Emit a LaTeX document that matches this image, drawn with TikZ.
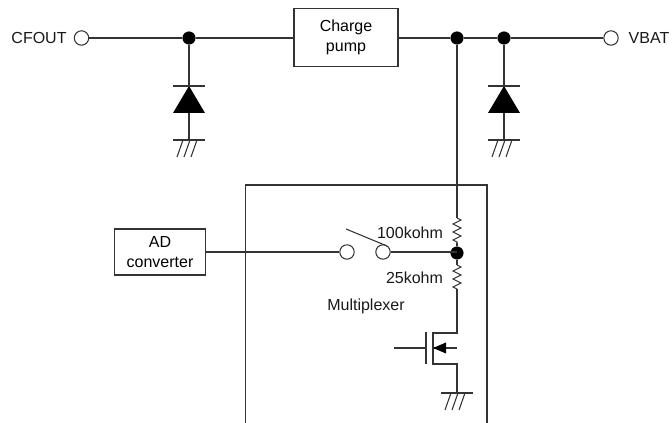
\documentclass[tikz,border=0pt]{standalone}
\usepackage{fontspec}
\setmainfont{Liberation Sans}
\usetikzlibrary{decorations.pathmorphing}
\definecolor{ink}{gray}{0.2}
\tikzset{
	wire/.style={draw=ink, line width=0.8pt},
	term/.style={draw=ink, circle, fill=white, line width=0.8pt, minimum size=10.8pt, inner sep=0pt},
	dot/.style={draw, circle, fill=black, minimum size=9.4pt, inner sep=0pt},
	block/.style={draw=ink, line width=0.8pt, align=center, inner sep=0pt},
	res/.style={wire, decorate, decoration={zigzag, amplitude=3pt, segment length=6pt}},
	lab/.style={inner sep=0pt, text=black!90},
	gnd/.pic={
		\draw[wire] (-16,0) -- (16,0);
		\foreach \i in {-6,1,8} \draw[wire] (\i,0) -- (\i-6,17);
	},
	diode/.pic={
		\fill (-16,27) -- (16,27) -- (0,0) -- cycle;
		\draw[wire] (-16,0) -- (16,0);
	}
}
\begin{document}
\begin{tikzpicture}[x=0.75pt, y=-0.75pt, font=\fontsize{12}{14.5}\selectfont]
	\useasboundingbox (0,0) rectangle (672,423);
	
	% top line
	\node[lab] (CFOUT) at (39,38) {CFOUT};
	\node[term] (TA) at (81.5,38) {};
	\node[block, minimum width=78pt, minimum height=43.2pt] (PUMP) at (346,37.5) {Charge\\pump};
	\node[term] (TB) at (611,38) {};
	\node[lab] (VBAT) at (649,38) {VBAT};
	\node[dot] (JA) at (189,38) {};
	\node[dot] (JB) at (457,38) {};
	\node[dot] (JC) at (504,38) {};
	
	\draw[wire] (TA) -- (JA) -- (JA -| PUMP.west);
	\draw[wire] (JB -| PUMP.east) -- (JB) -- (JC) -- (TB);
	
	% diodes
	\coordinate (GA) at (189,140);
	\coordinate (GB) at (504,140);
	\draw[wire] (JA) -- (GA);
	\draw[wire] (JC) -- (GB);
	\pic at (189,86) {diode};
	\pic at (504,86) {diode};
	\pic at (GA) {gnd};
	\pic at (GB) {gnd};
	
	% multiplexer
	\coordinate (ML) at (245.5,423);
	\coordinate (MT) at (245.5,185);
	\coordinate (MU) at (487,185);
	\coordinate (MR) at (487,423);
	\draw[wire] (ML) -- (MT) -- (MU) -- (MR);
	\node[lab] (MUX) at (366,306) {Multiplexer};
	
	\node[block, minimum width=68.8pt, minimum height=34.5pt] (AD) at (160,252) {AD\\converter};
	\node[term] (SA) at (347,252) {};
	\node[term] (SB) at (383,252) {};
	\node[dot] (JD) at (457,253) {};
	\coordinate (LV) at (346,229);
	\coordinate (LE) at (387,246);
	
	\draw[wire] (AD.east |- SA) -- (SA);
	\draw[wire] (SB) -- (SB -| JD);
	\draw[wire] (LV) -- (LE);
	
	% resistors
	\coordinate (RA) at (457,218);
	\coordinate (RB) at (457,243);
	\coordinate (RC) at (457,265);
	\coordinate (RD) at (457,289);
	\draw[wire] (JB) -- (RA);
	\draw[res] (RA) -- (RB);
	\draw[wire] (RB) -- (JD) -- (RC);
	\draw[res] (RC) -- (RD);
	\node[lab] (RU) at (410,232.5) {100kohm};
	\node[lab] (RL) at (414.5,278) {25kohm};
	
	% transistor
	\coordinate (DA) at (457,333);
	\coordinate (DB) at (433,333);
	\coordinate (SC) at (433,364);
	\coordinate (SD) at (457,364);
	\coordinate (GC) at (457,393);
	\coordinate (BM) at (433,348);
	\coordinate (BR) at (457,348);
	\coordinate (GP) at (394,348);
	\coordinate (GQ) at (426,348);
	\coordinate (GT) at (426,332);
	\coordinate (GD) at (426,364);
	\draw[wire] (RD) -- (DA) -- (DB) -- (SC) -- (SD) -- (GC);
	\draw[wire] (GP) -- (GQ);
	\draw[wire] (GT) -- (GD);
	\draw[wire] (BR) -- (BM);
	\fill (BM) -- (446,342.5) -- (446,353.5) -- cycle;
	\pic at (GC) {gnd};
\end{tikzpicture}
\end{document}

================

▶ GOAL
Transcribe the whole listing exactly. Pictures are excluded.

▶ ANSWER FOR THIS EXERCISE
Emit a LaTeX document that matches this image, drawn with TikZ.
\documentclass[tikz,border=0pt]{standalone}
\usepackage{fontspec}
\setmainfont{Liberation Sans}
\usetikzlibrary{decorations.pathmorphing}
\definecolor{ink}{gray}{0.2}
\tikzset{
	wire/.style={draw=ink, line width=0.8pt},
	term/.style={draw=ink, circle, fill=white, line width=0.8pt, minimum size=10.8pt, inner sep=0pt},
	dot/.style={draw, circle, fill=black, minimum size=9.4pt, inner sep=0pt},
	block/.style={draw=ink, line width=0.8pt, align=center, inner sep=0pt},
	res/.style={wire, decorate, decoration={zigzag, amplitude=3pt, segment length=6pt}},
	lab/.style={inner sep=0pt, text=black!90},
	gnd/.pic={
		\draw[wire] (-16,0) -- (16,0);
		\foreach \i in {-6,1,8} \draw[wire] (\i,0) -- (\i-6,17);
	},
	diode/.pic={
		\fill (-16,27) -- (16,27) -- (0,0) -- cycle;
		\draw[wire] (-16,0) -- (16,0);
	}
}
\begin{document}
\begin{tikzpicture}[x=0.75pt, y=-0.75pt, font=\fontsize{12}{14.5}\selectfont]
	\useasboundingbox (0,0) rectangle (672,423);
	
	% top line
	\node[lab] (CFOUT) at (39,38) {CFOUT};
	\node[term] (TA) at (81.5,38) {};
	\node[block, minimum width=78pt, minimum height=43.2pt] (PUMP) at (346,37.5) {Charge\\pump};
	\node[term] (TB) at (611,38) {};
	\node[lab] (VBAT) at (649,38) {VBAT};
	\node[dot] (JA) at (189,38) {};
	\node[dot] (JB) at (457,38) {};
	\node[dot] (JC) at (504,38) {};
	
	\draw[wire] (TA) -- (JA) -- (JA -| PUMP.west);
	\draw[wire] (JB -| PUMP.east) -- (JB) -- (JC) -- (TB);
	
	% diodes
	\coordinate (GA) at (189,140);
	\coordinate (GB) at (504,140);
	\draw[wire] (JA) -- (GA);
	\draw[wire] (JC) -- (GB);
	\pic at (189,86) {diode};
	\pic at (504,86) {diode};
	\pic at (GA) {gnd};
	\pic at (GB) {gnd};
	
	% multiplexer
	\coordinate (ML) at (245.5,423);
	\coordinate (MT) at (245.5,185);
	\coordinate (MU) at (487,185);
	\coordinate (MR) at (487,423);
	\draw[wire] (ML) -- (MT) -- (MU) -- (MR);
	\node[lab] (MUX) at (366,306) {Multiplexer};
	
	\node[block, minimum width=68.8pt, minimum height=34.5pt] (AD) at (160,252) {AD\\converter};
	\node[term] (SA) at (347,252) {};
	\node[term] (SB) at (383,252) {};
	\node[dot] (JD) at (457,253) {};
	\coordinate (LV) at (346,229);
	\coordinate (LE) at (387,246);
	
	\draw[wire] (AD.east |- SA) -- (SA);
	\draw[wire] (SB) -- (SB -| JD);
	\draw[wire] (LV) -- (LE);
	
	% resistors
	\coordinate (RA) at (457,218);
	\coordinate (RB) at (457,243);
	\coordinate (RC) at (457,265);
	\coordinate (RD) at (457,289);
	\draw[wire] (JB) -- (RA);
	\draw[res] (RA) -- (RB);
	\draw[wire] (RB) -- (JD) -- (RC);
	\draw[res] (RC) -- (RD);
	\node[lab] (RU) at (410,232.5) {100kohm};
	\node[lab] (RL) at (414.5,278) {25kohm};
	
	% transistor
	\coordinate (DA) at (457,333);
	\coordinate (DB) at (433,333);
	\coordinate (SC) at (433,364);
	\coordinate (SD) at (457,364);
	\coordinate (GC) at (457,393);
	\coordinate (BM) at (433,348);
	\coordinate (BR) at (457,348);
	\coordinate (GP) at (394,348);
	\coordinate (GQ) at (426,348);
	\coordinate (GT) at (426,332);
	\coordinate (GD) at (426,364);
	\draw[wire] (RD) -- (DA) -- (DB) -- (SC) -- (SD) -- (GC);
	\draw[wire] (GP) -- (GQ);
	\draw[wire] (GT) -- (GD);
	\draw[wire] (BR) -- (BM);
	\fill (BM) -- (446,342.5) -- (446,353.5) -- cycle;
	\pic at (GC) {gnd};
\end{tikzpicture}
\end{document}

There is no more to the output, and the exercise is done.